Cajun Honey Salmon with Pineapple Salsa
This sweet and spicy salmon recipe from Whisks and Wildflowers is perfect for patio eating. Cook the salmon grilled or in your oven and top with a generous portion of pineapple salsa to balance out the Cajun notes of cayenne and garlic.
- 1 package of Blue Circle Atlantic Salmon Fillets, defrosted
- ¼ cup olive oil or vegetable oil
- Salt and pepper to taste
- 4 tbsp unsalted butter, softened
- 1 tbsp honey
- 1 tsp garlic powder
- 1 tsp paprika
- 1 tsp cayenne pepper
- 1 tsp ground chipotle pepper
For Pineapple Salsa:
- 1 small pineapple, cored and diced
- ½ red bell pepper
- ½ green bell pepper
- ¼ red onion, minced
- 1 serrano pepper, minced
- Juice of 1 lime
- ¼ cup fresh cilantro, chopped
- ½ tsp sea salt
- Preheat oven to 450 degrees Fahrenheit.

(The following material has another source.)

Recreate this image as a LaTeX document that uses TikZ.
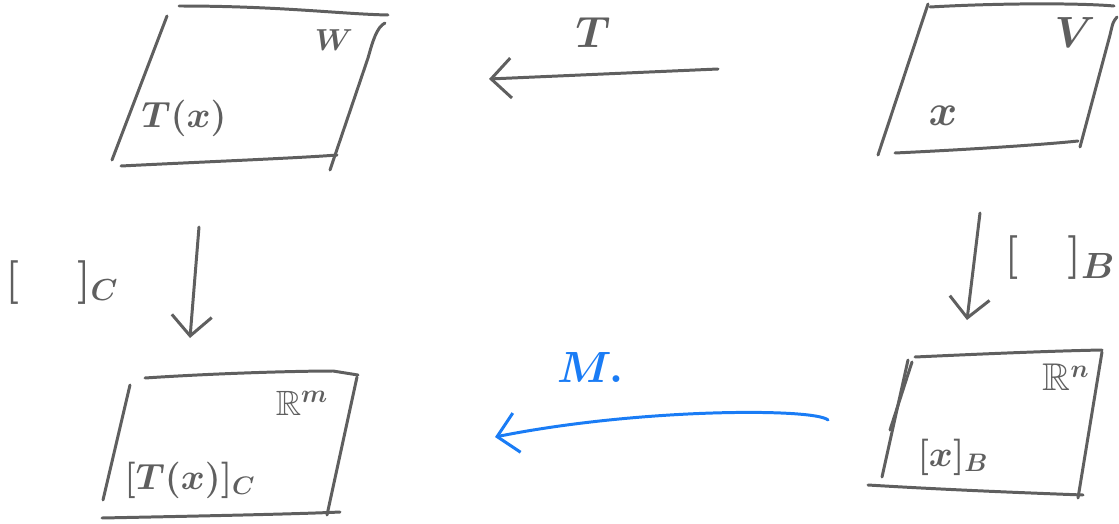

- Pour ¼ cup of olive oil on the bottom of a baking sheet.
- Lay the salmon fillets on the baking sheet, skin side down.
- Sprinkle with salt and pepper.
- Whip the softened butter until fluffy and add honey, garlic powder, paprika, cayenne pepper, and chipotle pepper. Mix thoroughly.

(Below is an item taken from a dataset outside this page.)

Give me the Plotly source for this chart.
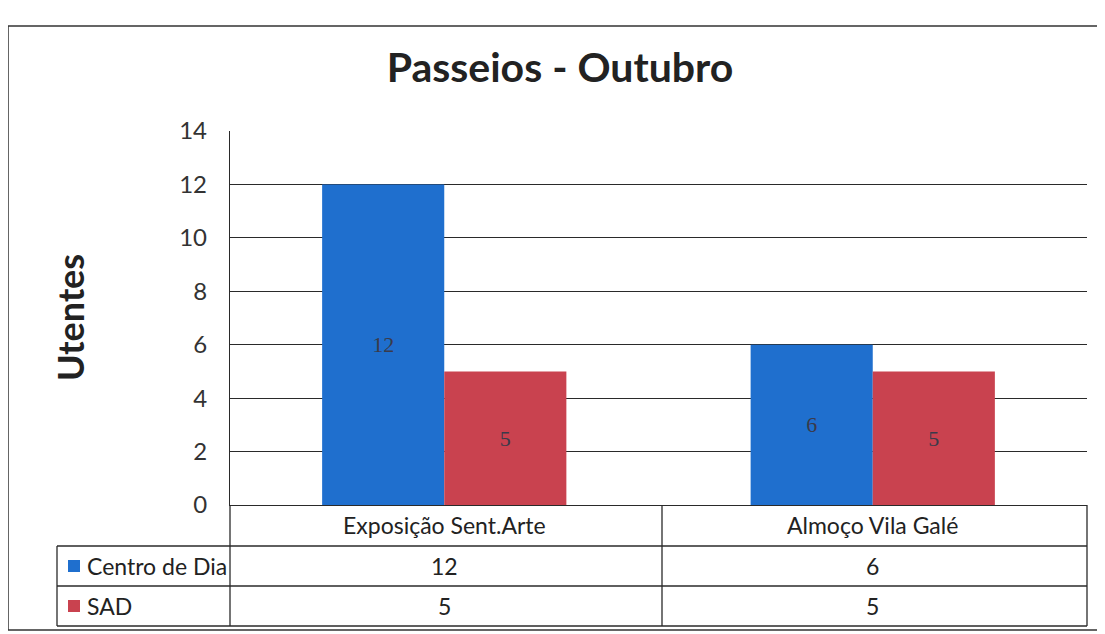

- Spread a generous layer of the Cajun honey butter on top of the salmon.
- Grill skin side down for 4-6 minutes and skin side up for 1 minute.
- Serve the salmon and top with the Pineapple Salsa.
Pineapple Salsa Instruction:
- Mix all of the ingredients into a large bowl and store in the refrigerator until ready to use.